Words: James Frostick
Artist image: Erik Jensen
After years of enamouring ears with numerous acclaimed releases, Evelyn Ida Morris is set to retire their long-running project Pikelet. Pikelet’s final release – Goodbye – and it’s lead single ‘Plovers’ acts as a bookend between one period of life and the start of another, a suitable send-off for a creative entity that meant as much to fans as it did for Evelyn’s own journey of self-discovery.
When it comes to the more experimental side of folk-pop, few outfits have crafted as impressive a catalogue as Pikelet. The brainchild of multi-instrumentalist and creative prodigy Evelyn Ida Morris, each Pikelet record has offered a stunning array of sounds and ideas – an ever-evolving documentation of virtuosic creativity. In more recent years, Evelyn has been undergoing a more personal evolution, developing a keener sense of self while also expanding their interests beyond music. Since co-founding the vital resource LISTEN, Evelyn has injected more outward-facing commentary into their music, allowing politics and thoughts on their own gender queer-identity (and subsequent place in society) to further colour their songs about love and endurance. This shift has culminated in a conscious choice to lay the Pikelet moniker to rest in favour of creating under their own name, thus Evelyn Ida Morris is farewelling Pikelet with a forthcoming cassette titled Goodbye.

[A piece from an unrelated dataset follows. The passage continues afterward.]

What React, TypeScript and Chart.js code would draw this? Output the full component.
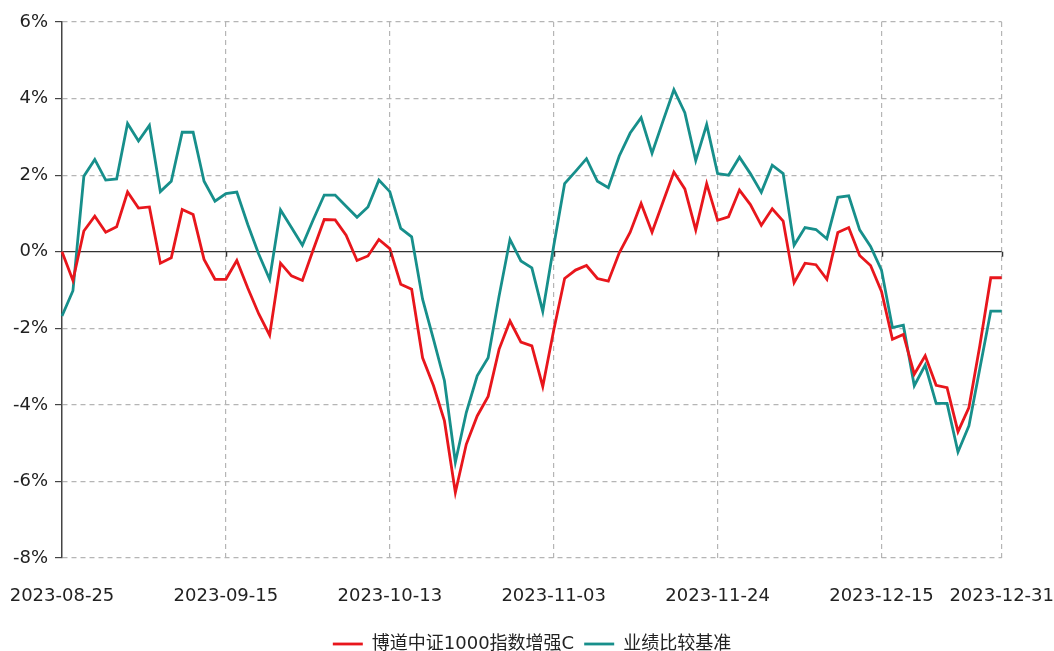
import { useEffect, useRef } from "react";
import { Chart, registerables } from "chart.js";

Chart.register(...registerables);

const dates = [
  "2023-08-25", "2023-08-28", "2023-08-29", "2023-08-30", "2023-08-31",
  "2023-09-01", "2023-09-04", "2023-09-05", "2023-09-06", "2023-09-07",
  "2023-09-08", "2023-09-11", "2023-09-12", "2023-09-13", "2023-09-14",
  "2023-09-15", "2023-09-18", "2023-09-19", "2023-09-20", "2023-09-21",
  "2023-09-22", "2023-09-25", "2023-09-26", "2023-09-27", "2023-09-28",
  "2023-09-30", "2023-10-09", "2023-10-10", "2023-10-11", "2023-10-12",
  "2023-10-13", "2023-10-16", "2023-10-17", "2023-10-18", "2023-10-19",
  "2023-10-20", "2023-10-23", "2023-10-24", "2023-10-25", "2023-10-26",
  "2023-10-27", "2023-10-30", "2023-10-31", "2023-11-01", "2023-11-02",
  "2023-11-03", "2023-11-06", "2023-11-07", "2023-11-08", "2023-11-09",
  "2023-11-10", "2023-11-13", "2023-11-14", "2023-11-15", "2023-11-16",
  "2023-11-17", "2023-11-20", "2023-11-21", "2023-11-22", "2023-11-23",
  "2023-11-24", "2023-11-27", "2023-11-28", "2023-11-29", "2023-11-30",
  "2023-12-01", "2023-12-04", "2023-12-05", "2023-12-06", "2023-12-07",
  "2023-12-08", "2023-12-11", "2023-12-12", "2023-12-13", "2023-12-14",
  "2023-12-15", "2023-12-18", "2023-12-19", "2023-12-20", "2023-12-21",
  "2023-12-22", "2023-12-25", "2023-12-26", "2023-12-27", "2023-12-28",
  "2023-12-29", "2023-12-31",
];

const fundReturns = [
  0.0, -0.75, 0.54, 0.93, 0.51, 0.65, 1.56, 1.14, 1.17, -0.3,
  -0.16, 1.1, 0.97, -0.2, -0.72, -0.72, -0.23, -0.95, -1.62, -2.18,
  -0.3, -0.63, -0.75, 0.06, 0.84, 0.83, 0.43, -0.23, -0.11, 0.32,
  0.08, -0.85, -0.98, -2.77, -3.5, -4.42, -6.29, -5.03, -4.29, -3.78,
  -2.55, -1.81, -2.36, -2.46, -3.52, -2.05, -0.7, -0.48, -0.36, -0.7,
  -0.77, -0.03, 0.51, 1.26, 0.51, 1.3, 2.08, 1.64, 0.57, 1.78,
  0.82, 0.91, 1.61, 1.23, 0.69, 1.12, 0.8, -0.81, -0.3, -0.34,
  -0.72, 0.5, 0.63, -0.1, -0.36, -1.04, -2.29, -2.16, -3.2, -2.72,
  -3.49, -3.55, -4.7, -4.07, -2.45, -0.68, -0.68,
];

const benchmarkReturns = [
  -1.68, -1.02, 1.97, 2.41, 1.87, 1.9, 3.35, 2.89, 3.3, 1.57,
  1.84, 3.12, 3.12, 1.84, 1.32, 1.52, 1.56, 0.71, -0.06, -0.72,
  1.09, 0.63, 0.17, 0.84, 1.48, 1.48, 1.19, 0.9, 1.17, 1.87,
  1.57, 0.61, 0.39, -1.24, -2.29, -3.37, -5.5, -4.2, -3.24, -2.77,
  -1.16, 0.32, -0.24, -0.42, -1.56, 0.15, 1.78, 2.1, 2.43, 1.84,
  1.67, 2.5, 3.1, 3.5, 2.57, 3.41, 4.23, 3.63, 2.38, 3.32,
  2.04, 2.0, 2.47, 2.04, 1.55, 2.26, 2.04, 0.17, 0.63, 0.58,
  0.34, 1.42, 1.46, 0.57, 0.14, -0.48, -1.98, -1.92, -3.5, -2.96,
  -3.96, -3.96, -5.23, -4.55, -3.05, -1.55, -1.55,
];

const tickDates = [
  "2023-08-25", "2023-09-15", "2023-10-13", "2023-11-03",
  "2023-11-24", "2023-12-15", "2023-12-31",
];

const seriesNames = ["博道中证1000指数增强C", "业绩比较基准"];
const seriesColors = ["#e8161c", "#178f8b"];

const yMin = -8;
const yMax = 6;
const yStep = 2;

const W = 1054;
const H = 663;

const zeroTickPlugin = {
  id: "zeroTicks",
  afterDraw(chart: any) {
    const xs = chart.scales.x;
    const ys = chart.scales.y;
    const y0 = ys.getPixelForValue(0);
    const ctx = chart.ctx;
    ctx.save();
    ctx.strokeStyle = "#333";
    ctx.lineWidth = 1.5;
    xs.ticks.forEach((t: any) => {
      if (t.value === 0) return;
      const px = Math.round(xs.getPixelForValue(t.value)) + 0.5;
      ctx.beginPath();
      ctx.moveTo(px, y0);
      ctx.lineTo(px, y0 + 5);
      ctx.stroke();
    });
    ctx.restore();
  },
};

export default function App() {
  const ref = useRef<HTMLCanvasElement | null>(null);

  useEffect(() => {
    if (!ref.current) return;
    Chart.defaults.font.family = "'DejaVu Sans', 'Noto Sans CJK SC', sans-serif";
    Chart.defaults.font.size = 18;
    Chart.defaults.color = "#222";

    const chart = new Chart(ref.current, {
      type: "line",
      data: {
        labels: dates,
        datasets: [
          {
            label: seriesNames[0],
            data: fundReturns,
            borderColor: seriesColors[0],
            backgroundColor: seriesColors[0],
            borderWidth: 2.8,
            pointRadius: 0,
            pointStyle: "line",
            tension: 0,
            fill: false,
          },
          {
            label: seriesNames[1],
            data: benchmarkReturns,
            borderColor: seriesColors[1],
            backgroundColor: seriesColors[1],
            borderWidth: 2.8,
            pointRadius: 0,
            pointStyle: "line",
            tension: 0,
            fill: false,
          },
        ],
      },
      options: {
        responsive: false,
        animation: false,
        layout: { padding: { top: 22, right: 0, left: 10, bottom: 0 } },
        plugins: {
          legend: {
            position: "bottom",
            labels: {
              usePointStyle: true,
              pointStyleWidth: 30,
              padding: 10,
              color: "#222",
              font: { size: 18 },
            },
          },
          tooltip: { enabled: false },
        },
        scales: {
          x: {
            type: "category",
            afterBuildTicks: (scale: any) => {
              scale.ticks = scale.ticks.filter((t: any) =>
                tickDates.includes(dates[t.value])
              );
            },
            afterFit: (scale: any) => {
              scale.height = 67;
            },
            ticks: {
              autoSkip: false,
              maxRotation: 0,
              minRotation: 0,
              padding: 0,
              color: "#222",
            },
            grid: {
              drawTicks: true,
              tickLength: 28,
              tickColor: "rgba(0,0,0,0)",
              color: (ctx: any) =>
                ctx.tick && ctx.tick.value === 0 ? "rgba(0,0,0,0)" : "#b5b5b5",
              lineWidth: 1.2,
            },
            border: { display: false, dash: [5, 4] },
          },
          y: {
            min: yMin,
            max: yMax,
            afterFit: (scale: any) => {
              scale.width = 52;
            },
            ticks: {
              stepSize: yStep,
              padding: 7,
              color: "#222",
              callback: (v: any) => `${v}%`,
            },
            grid: {
              tickLength: 7,
              tickColor: "#444",
              color: (ctx: any) =>
                ctx.tick && ctx.tick.value === 0 ? "#333" : "#b5b5b5",
              lineWidth: 1.2,
            },
            border: {
              display: true,
              color: "#444",
              width: 1.5,
              dash: (ctx: any) =>
                ctx.tick && ctx.tick.value !== 0 ? [5, 4] : [],
            },
          },
        },
      },
      plugins: [zeroTickPlugin],
    });
    return () => chart.destroy();
  }, []);

  return (
    <div style={{ position: "fixed", left: 0, top: 0, width: W, height: H }}>
      <canvas ref={ref} width={W} height={H} style={{ width: W, height: H, display: "block" }} />
    </div>
  );
}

Like most of their releases, Goodbye has Evelyn’s fingerprints all over it. Music is inherently personal, but one can’t shake the feeling that Goodbye in particular has a keener sense of sentimentality. The record was recorded in various houses Evelyn has lived, all songs were written, recorded and mixed by Evelyn, and Evelyn even created the artwork. Of course, none of this is surprising considering Evelyn’s ample talent and creative vision, but it helps to position this release as a particularly earnest and heartfelt farewell – one befitting a project beloved by many. The first single from the cassette, ‘Plovers’, begins subtly with a soft percussive patter, subdued horns and an almost-bluesy country guitar twang, before the acoustic strum builds momentum. Nostalgia and memory saturate the track as Evelyn recalls roaming the neighbourhood of their youth, avoiding packs of quarrelsome plovers on the advice of their grandmother. The curious spirit of Evelyn’s childhood is still prevalent, and plucked memories of imagined magical powers and the light filtering through their home adds a lush texture to the piece. I sense a bridging of phases, an existence no longer fragmented into before and after but now a unified whole, allowing Evelyn to happily exist and create without the need for different guises. Although Evelyn is closing a fundamental chapter in their life, ahead lies future that is excitingly and unquestionably theirs.
Listen here:
Goodbye will be officially released digitally and on cassette on Monday March 18 through US-based label Babyrace Records.